Deep-Water Gulf of Mexico

How much does it cost to drill a dry hole in the Wilcox?

Although a number of high-profile discoveries have been made to date in the Wilcox play, e.g. Tiber, Cascade & Jack, costs of $150-$250 million per well have also generated some expensive dry holes, in search of hydrocarbons trapped beneath salt, e.g. Sardinia & Hadrian. Many of these wells have experienced high pressures, some with narrow drilling margins and it is believed that understanding pressures will assist greatly in future exploration and development of this important play.

Dataset
Data provision for the study is supplied by IHS in the form of the Gulf of Mexico Pressure Database, which includes direct fluid pressure data (RFT and ‘kicks’), fracture pressure data (FIT/LOT and LC events) and mud pressure data.

After extensive data-mining of wells in AC, AT, GB, GC, KC & WR a final list of 149 wells has been identified combining data quality with geospatial distribution.
49 of these have TDs’ that penetrate the Wilcox reservoir.

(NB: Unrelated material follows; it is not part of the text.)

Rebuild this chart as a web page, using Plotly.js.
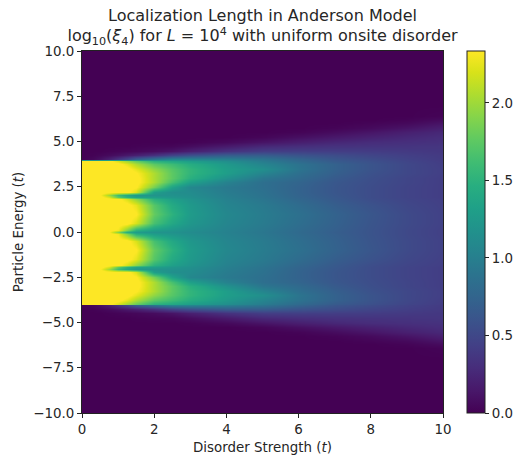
<!DOCTYPE html>
<html><head><meta charset="utf-8">
<script src="https://cdn.plot.ly/plotly-3.0.1.min.js"></script>
<style>html,body{margin:0;padding:0;background:#fff}</style></head>
<body><div id="g" style="width:518px;height:456px"></div>
<script>
const disorder = [0,.3,.5,.75,1,1.25,1.5,2,2.5,3,4,5,6,7,8,9,10];
const energy = [-10,-7,-6.4,-6.2,-6,-5.75,-5.5,-5.25,-5,-4.75,-4.5,-4.25,-4.05,-3.95,-3.75,-3.5,-3.25,-3,-2.75,-2.5,-2.2,-2.05,-1.95,-1.83,-1.5,-1,-.5,-.12,0,.12,.5,1,1.5,1.83,1.95,2.05,2.2,2.5,2.75,3,3.25,3.5,3.75,3.95,4.05,4.25,4.5,4.75,5,5.25,5.5,5.75,6,6.2,6.4,7,10];
const logXi = [
[0,0,0,0,0,0,0,0,0,0,0,0,0,0,0,0,0],
[0,0,0,0,0,0,0,0,0,0,0,0,0,0,0,0,0],
[0,0,0,0,0,0,0,0,0,0,0,0,0,0,0,0,.02],
[0,0,0,0,0,0,0,0,0,0,0,0,0,0,0,.02,.07],
[0,0,0,0,0,0,0,0,0,0,0,0,0,0,.02,.05,.12],
[0,0,0,0,0,0,0,0,0,0,0,0,0,.02,.06,.12,.2],
[0,0,0,0,0,0,0,0,0,0,0,0,.02,.07,.13,.2,.26],
[0,0,0,0,0,0,0,0,0,0,0,.03,.09,.15,.21,.26,.3],
[0,0,0,0,0,0,0,0,0,.01,.05,.12,.19,.25,.29,.31,.33],
[0,0,0,0,0,0,.01,.02,.03,.07,.16,.26,.3,.33,.34,.35,.36],
[0,0,0,.01,.02,.03,.04,.07,.12,.2,.33,.42,.43,.42,.41,.39,.37],
[0,.01,.03,.06,.1,.15,.2,.32,.47,.57,.68,.68,.6,.54,.48,.43,.39],
[0,.04,.1,.2,.35,.5,.7,.9,1.05,1.05,1,.9,.75,.62,.54,.46,.4],
[2.4,2.4,2.4,2.4,2.2,2,1.8,1.5,1.4,1.3,1.15,.97,.8,.66,.57,.48,.41],
[2.4,2.4,2.4,2.4,2.4,2.25,2.05,1.75,1.6,1.45,1.25,1.05,.88,.72,.6,.5,.42],
[2.4,2.4,2.4,2.4,2.4,2.4,2.25,1.95,1.72,1.53,1.3,1.15,.9,.72,.6,.5,.43],
[2.4,2.4,2.4,2.4,2.4,2.4,2.35,2.05,1.75,1.53,1.3,1.05,.85,.7,.58,.5,.43],
[2.4,2.4,2.4,2.4,2.4,2.4,2.4,2.05,1.75,1.48,1.18,.92,.8,.66,.56,.48,.42],
[2.4,2.4,2.4,2.4,2.4,2.4,2.4,2.05,1.65,1.32,1.03,.85,.75,.63,.55,.48,.42],
[2.4,2.4,2.4,2.4,2.4,2.4,2.35,1.85,1.35,1.08,.95,.85,.73,.62,.54,.47,.42],
[2.4,2.4,2.4,2.4,2.4,2.4,2.2,1.3,1.15,1.12,.97,.87,.73,.62,.54,.47,.42],
[2.4,2.4,2.35,2,1.6,1.4,1.25,1.2,1.18,1.14,.99,.88,.74,.63,.54,.47,.42],
[2.4,2.4,2.4,2.2,1.75,1.5,1.35,1.3,1.22,1.16,1,.89,.75,.64,.54,.47,.42],
[2.4,2.4,2.4,2.4,2.4,2.2,1.95,1.5,1.32,1.2,1.02,.91,.77,.65,.55,.48,.43],
[2.4,2.4,2.4,2.4,2.4,2.4,2.25,1.72,1.42,1.25,1.05,.95,.82,.69,.59,.5,.44],
[2.4,2.4,2.4,2.4,2.4,2.4,2.35,1.78,1.5,1.27,1.08,.97,.86,.73,.62,.52,.45],
[2.4,2.4,2.4,2.4,2.4,2.4,2.2,1.65,1.4,1.23,1.06,.96,.84,.72,.61,.52,.45],
[2.4,2.4,2.4,2.4,2.3,1.9,1.5,1.3,1.22,1.15,1.03,.93,.81,.7,.6,.51,.44],
[2.4,2.4,2.4,2.35,1.9,1.45,1.28,1.2,1.18,1.12,1.02,.92,.8,.69,.6,.51,.44],
[2.4,2.4,2.4,2.4,2.3,1.9,1.5,1.3,1.22,1.15,1.03,.93,.81,.7,.6,.51,.44],
[2.4,2.4,2.4,2.4,2.4,2.4,2.2,1.65,1.4,1.23,1.06,.96,.84,.72,.61,.52,.45],
[2.4,2.4,2.4,2.4,2.4,2.4,2.35,1.78,1.5,1.27,1.08,.97,.86,.73,.62,.52,.45],
[2.4,2.4,2.4,2.4,2.4,2.4,2.25,1.72,1.42,1.25,1.05,.95,.82,.69,.59,.5,.44],
[2.4,2.4,2.4,2.4,2.4,2.2,1.95,1.5,1.32,1.2,1.02,.91,.77,.65,.55,.48,.43],
[2.4,2.4,2.4,2.2,1.75,1.5,1.35,1.3,1.22,1.16,1,.89,.75,.64,.54,.47,.42],
[2.4,2.4,2.35,2,1.6,1.4,1.25,1.2,1.18,1.14,.99,.88,.74,.63,.54,.47,.42],
[2.4,2.4,2.4,2.4,2.4,2.4,2.2,1.3,1.15,1.12,.97,.87,.73,.62,.54,.47,.42],
[2.4,2.4,2.4,2.4,2.4,2.4,2.35,1.85,1.35,1.08,.95,.85,.73,.62,.54,.47,.42],
[2.4,2.4,2.4,2.4,2.4,2.4,2.4,2.05,1.65,1.32,1.03,.85,.75,.63,.55,.48,.42],
[2.4,2.4,2.4,2.4,2.4,2.4,2.4,2.05,1.75,1.48,1.18,.92,.8,.66,.56,.48,.42],
[2.4,2.4,2.4,2.4,2.4,2.4,2.35,2.05,1.75,1.53,1.3,1.05,.85,.7,.58,.5,.43],
[2.4,2.4,2.4,2.4,2.4,2.4,2.25,1.95,1.72,1.53,1.3,1.15,.9,.72,.6,.5,.43],
[2.4,2.4,2.4,2.4,2.4,2.25,2.05,1.75,1.6,1.45,1.25,1.05,.88,.72,.6,.5,.42],
[2.4,2.4,2.4,2.4,2.2,2,1.8,1.5,1.4,1.3,1.15,.97,.8,.66,.57,.48,.41],
[0,.04,.1,.2,.35,.5,.7,.9,1.05,1.05,1,.9,.75,.62,.54,.46,.4],
[0,.01,.03,.06,.1,.15,.2,.32,.47,.57,.68,.68,.6,.54,.48,.43,.39],
[0,0,0,.01,.02,.03,.04,.07,.12,.2,.33,.42,.43,.42,.41,.39,.37],
[0,0,0,0,0,0,.01,.02,.03,.07,.16,.26,.3,.33,.34,.35,.36],
[0,0,0,0,0,0,0,0,0,.01,.05,.12,.19,.25,.29,.31,.33],
[0,0,0,0,0,0,0,0,0,0,0,.03,.09,.15,.21,.26,.3],
[0,0,0,0,0,0,0,0,0,0,0,0,.02,.07,.13,.2,.26],
[0,0,0,0,0,0,0,0,0,0,0,0,0,.02,.06,.12,.2],
[0,0,0,0,0,0,0,0,0,0,0,0,0,0,.02,.05,.12],
[0,0,0,0,0,0,0,0,0,0,0,0,0,0,0,.02,.07],
[0,0,0,0,0,0,0,0,0,0,0,0,0,0,0,0,.02],
[0,0,0,0,0,0,0,0,0,0,0,0,0,0,0,0,0],
[0,0,0,0,0,0,0,0,0,0,0,0,0,0,0,0,0]
];
const xTicks = [0,2,4,6,8,10];
const xLabels = ['0','2','4','6','8','10'];
const yTicks = [-10,-7.5,-5,-2.5,0,2.5,5,7.5,10];
const yLabels = ['\u221210.0','\u22127.5','\u22125.0','\u22122.5','0.0','2.5','5.0','7.5','10.0'];
const cbTicks = [0,.5,1,1.5,2];
const cbLabels = ['0.0','0.5','1.0','1.5','2.0'];
const FONT = 'DejaVu Sans, sans-serif';
const INK = '#262626';
Plotly.newPlot('g',[{
  type:'heatmap', x:disorder, y:energy, z:logXi, zmin:0, zmax:2.335, zsmooth:'best',
  colorscale:'Viridis', hoverinfo:'skip',
  colorbar:{x:1.0665,xanchor:'left',xpad:0,ypad:0,y:0,yanchor:'bottom',len:1,thickness:18,
    outlinewidth:1,outlinecolor:'#222',tickmode:'array',tickvals:cbTicks,ticktext:cbLabels,
    ticks:'outside',ticklen:4,tickwidth:1,tickcolor:'#222',tickfont:{family:FONT,size:13.4,color:INK}}
}],{
  width:518,height:456,margin:{l:82,r:75,t:51,b:43,autoexpand:false},paper_bgcolor:'#fff',plot_bgcolor:'#fff',
  title:{text:'Localization Length in Anderson Model<br>log<sub>10</sub>(<i>ξ</i><sub>4</sub>) for <i>L</i> = 10<sup>4</sup> with uniform onsite disorder',
    font:{family:FONT,size:16,color:INK},x:0.5,xref:'paper',xanchor:'center',y:0.955,yanchor:'top'},
  xaxis:{range:[0,10],tickmode:'array',tickvals:xTicks,ticktext:xLabels,ticks:'outside',ticklen:4,tickwidth:1,tickcolor:'#222',
    showline:true,mirror:true,linecolor:'#222',linewidth:1,showgrid:false,zeroline:false,tickfont:{family:FONT,size:13.4,color:INK},
    title:{text:'Disorder Strength (<i>t</i>)',font:{family:FONT,size:13.4,color:INK},standoff:6}},
  yaxis:{range:[-10,10],tickmode:'array',tickvals:yTicks,ticktext:yLabels,ticks:'outside',ticklen:4,tickwidth:1,tickcolor:'#222',
    showline:true,mirror:true,linecolor:'#222',linewidth:1,showgrid:false,zeroline:false,tickfont:{family:FONT,size:13.4,color:INK},
    title:{text:'Particle Energy (<i>t</i>)',font:{family:FONT,size:13.4,color:INK},standoff:6}}
},{displayModeBar:false,staticPlot:true});
</script></body></html>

The other wells will be used to analyse the Lower Miocene, as well as study shale pressures throughout the stratigraphic column. Wells selected for the study include sub-salt and those beyond the salt canopy.

Approach

  • Re-interpretation, standardisation and QC of formation pressure using the IHS Pressure Database and related data i.e. Biostratigraphy, Wireline Data, Directional Surveys and Temperature (BHT & Wireline derived).
  • Analysis of pore fluid and fracture pressure data for all wells including creation of single- and multi-Well pressure-depth plots using Ikon Science’s RokDoc-PressureView software.
  • Mapping of the distribution of formation overpressures at all main reservoir horizons using ArcView GIS software.
  • Determination of fracture and overburden pressures stratigraphically, regionally and in areas both beneath and outside the salt canopy.
  • Focus on trap integrity/seal breaching, hydrodynamic traps, lateral transfer/”centroid” development, pressure regressions, reservoir compartmentalization and shale pressures.

Benefits of the study include:

  • Reduced drilling risk with associated savings to time and cost.
  • A coupled pressure-geological model to aid calibration of velocity-based pressure prediction in un-drilled areas.
  • Potential to increase reserves close to existing facilities plus identify new exploration potential.
  • Improved understanding of the regional pressure regime and its part in controlling aspects of the petroleum system, including trap integrity and regional/field-scale fluid flow.
  • More accurate placement of appraisal wells.